Market and product

The 2016 outlook of Base Metals and the Mining industry

04:04 PM @ Monday - 26 October, 2015

Thomson Reuters’ GFMS Base Metals Review and Outlook released this month considered the prospects of base metals in 2016. After multi-year declines, aluminum, zinc, and lead will face a less inspiring year compared to nickel and copper.

Relentless rise in aluminum output is expected to continue, while the closure of some of the world’s biggest zinc mines is not going to result in a substantial zinc deficit again next year. Despite being the strong performer among base metals in the year-to-date, lead prices will still end the year 13 percent lower than 2014. Reuters GFMS analysts forecast that it will have fall further by 1 percent to $1,810 per ton in 2016. There will only be a marginal rise in demand levels next year which will leave the market over-supplied.

On the other hand, nickel and copper are looking up for 2016, with recovery on the outset hoped to improve further throughout the year.

Nickel vanguards recovery

Nickel is out to lead the base metals segment as China’s economy avoids hard landing. The GFMS predicted that nickel prices will gain 9 percent to reach $13,200 per ton. However, analysts find this low-key in the face of an estimated 28 percent slump in value on an average annual basis in 2015.
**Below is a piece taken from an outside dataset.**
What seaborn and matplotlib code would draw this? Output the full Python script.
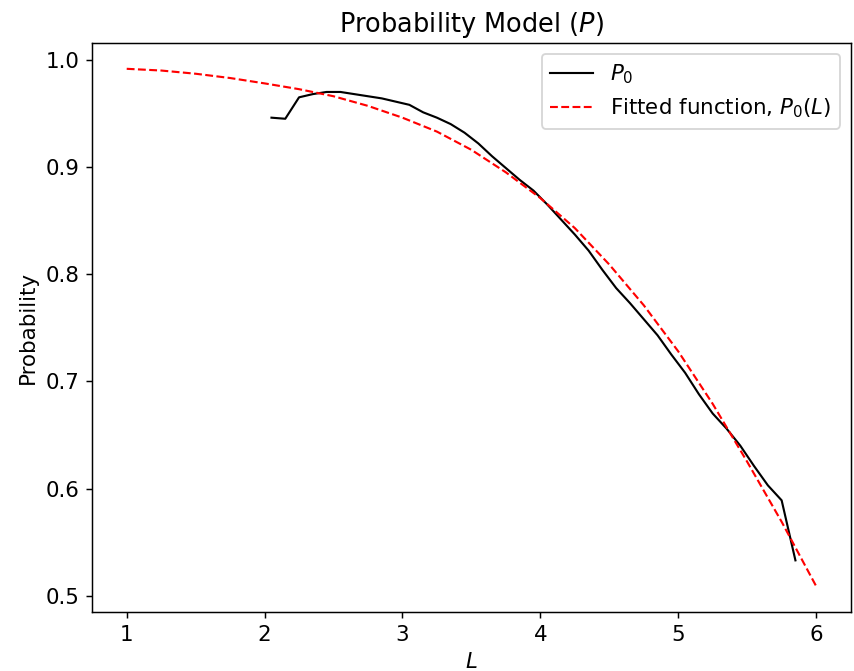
import numpy as np
import pandas as pd
import matplotlib
matplotlib.use("Agg")
import matplotlib.pyplot as plt
import seaborn as sns

L_obs = [2.05, 2.15, 2.25, 2.35, 2.45, 2.55, 2.65, 2.75, 2.85, 2.95,
         3.05, 3.15, 3.25, 3.35, 3.45, 3.55, 3.65, 3.75, 3.85, 3.95,
         4.05, 4.15, 4.25, 4.35, 4.45, 4.55, 4.65, 4.75, 4.85, 4.95,
         5.05, 5.15, 5.25, 5.35, 5.45, 5.55, 5.65, 5.75, 5.85]
P_obs = [0.946, 0.945, 0.965, 0.968, 0.970, 0.970, 0.968, 0.966, 0.964, 0.961,
         0.958, 0.951, 0.946, 0.940, 0.932, 0.922, 0.910, 0.899, 0.888, 0.878,
         0.865, 0.851, 0.837, 0.822, 0.804, 0.787, 0.773, 0.758, 0.743, 0.725,
         0.708, 0.688, 0.670, 0.656, 0.640, 0.621, 0.603, 0.589, 0.533]

# fitted curve samples
L_fit = [1.00, 1.25, 1.50, 1.75, 2.00, 2.25, 2.50, 2.75, 3.00, 3.25, 3.50,
         3.75, 4.00, 4.25, 4.50, 4.75, 5.00, 5.25, 5.50, 5.75, 6.00]
P_fit = [0.9916, 0.990, 0.987, 0.983, 0.978, 0.9726, 0.966, 0.957, 0.946, 0.933,
         0.916, 0.895, 0.871, 0.843, 0.809, 0.771, 0.728, 0.679, 0.625, 0.569, 0.509]

obs = pd.DataFrame({"L": L_obs, "P": P_obs})
fit = pd.DataFrame({"L": L_fit, "P": P_fit})

plt.rcParams["font.size"] = 11.6

fig = plt.figure(figsize=(854 / 133, 671 / 133), dpi=133)
ax = fig.add_axes([0.108, 0.088, 0.888, 0.848])

sns.lineplot(data=obs, x="L", y="P", color="black", linewidth=1.15,
             label="$P_0$", ax=ax)
sns.lineplot(data=fit, x="L", y="P", color="red", linewidth=1.15,
             linestyle="--", label="Fitted function, $P_0(L)$", ax=ax)

ax.set_title("Probability Model ($P$)", fontsize=13.9)
ax.set_xlabel("$L$")
ax.set_ylabel("Probability")
ax.legend(loc="upper right")

fig.savefig("out.png", dpi=133)
plt.close()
The forecasted 9 percent increase is based on further supply constraint that will coincide with stronger consumption from the key stainless steel sector. Demand has been hit in late 2014 when a prolonged destocking cycle began and continued into the early months of 2015.

However, more than half of the world’s nickel producers are estimated to be losing money. Further curtailments are set to come through that will tip the market into a 30,000-ton deficit.

There are also companies that are in the upside of profit such as Amurne Mirals Corporation (London AIM: AMC). Its principal asset, the Kun-Manie nickel-copper project, has JORC resources in excess of 830,000 nickel equivalent tons. The company’s Interim Results 2015 showed that it is debt-free and profitable. The report showed that Amur currently holds US$8.3 million cash reserve and a net profit amounting to US$2.9 million.

Its Kun-Manie project also contains by-products of copper, cobalt, platinum, palladium, gold, and silver. The 2016 rise of nickel from laggard to leader, and with copper closely following, bode well for Amur’s steady and strong outlook.

Copper winding up to revival

Copper comes behind nickel with a forecasted 4 percent price gain to $5,850 a ton in 2016. The LME benchmark copper contract will finally see an end to four consecutive years of decline. Its prices seem set to end 2015 in an 18 percent price drop to $5,622 a ton.

Reuters’ report believes that the copper market is close to bottoming out and will finally turn the corner next year as the surplus contracts to a little more than 100,000 tons. Four percent may be a marginal improvement on annual average basis, but the gradual upwards slope will see them end 2016 substantially higher than this year’s levels.

Held down to a little more than 2 percent this year, global copper demand growth will play a greater part in improving market fundamentals. Investments in China’s power networks and the “One Belt One Road Policy” will help copper demand grow despite a degree of caution on Chinese data.

The production cuts miners have undertaken, due to weakening prices, will help reduce the expected copper surplus for the rest of 2015 and into 2016. Working towards a return to deficit in 2017, supply adjustments are presumed as the struggle with current weak prices continue.